You have a private equity operation in Connecticut. Ms. Everett: We have a joint venture with GMAM; they are our old private equity team. We spun them out in a joint venture. They are called Performance Equity Management. They have a fund-of-funds business and they are located in Greenwich, Conn.

Do you have any other investment joint ventures? Ms. Everett: No.

Internally what does GMAM manage? In what types of investments? Ms. Everett: I think about 15% of the assets we manage are internally managed. Mr. Kao: We cover really a variety of asset classes as well as investment styles. So equity, fixed income, taxables, high-quality assets. We also have internally managed derivative accounts for the risk mitigation and the asset mix management.
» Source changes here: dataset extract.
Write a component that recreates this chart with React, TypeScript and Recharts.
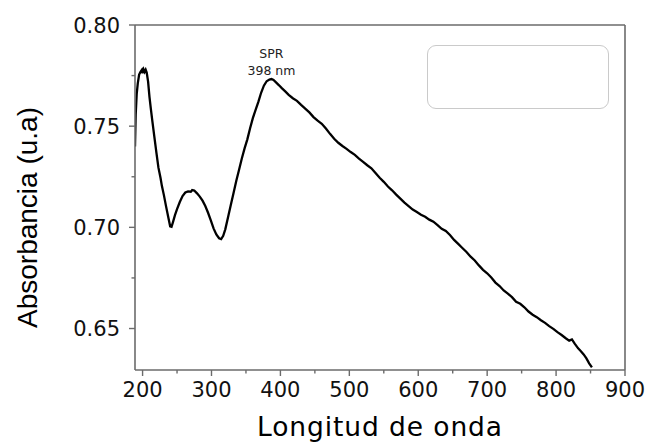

Do you manage a hedge fund? Mr. Kao: A hedge fund of funds.

What are your plans and targets for managing external assets? Ms. Everett: We obviously plan to grow that business. We don't have a hard and fast target but since we offer a fairly customized solution, especially in plan outsourcing, we want to make sure we dedicate enough resources to it. Our ultimate goal for a large client would be perhaps to add one or at most two a year. We also really think there might be an opportunity to take on small pension funds, maybe $200 (million) to $500 million size, where we can really be value added to those types of funds because they often can't attract an internal staff and they rely on consultant relationships and things like that.

So you don't have plans for individuals? Ms. Everett: We are not in the DC business or the high-net-worth business.

Is there any breakthrough in investment management coming along? Mr. Kao: It would be hard for me to picture a breakthrough in the next 12 months. But I think as we discussed, it is recognizing the importance of surplus-driven investing.

Nancy, what's the difference between working at a corporate fund and a public fund? Ms. Everett: I would say very, very similar. For the most part, the exercises are the same. Kind of saying, "What are we up against here? How do we get from point A to point B? What do our liabilities look like?" From the asset management perspective, it is very similar.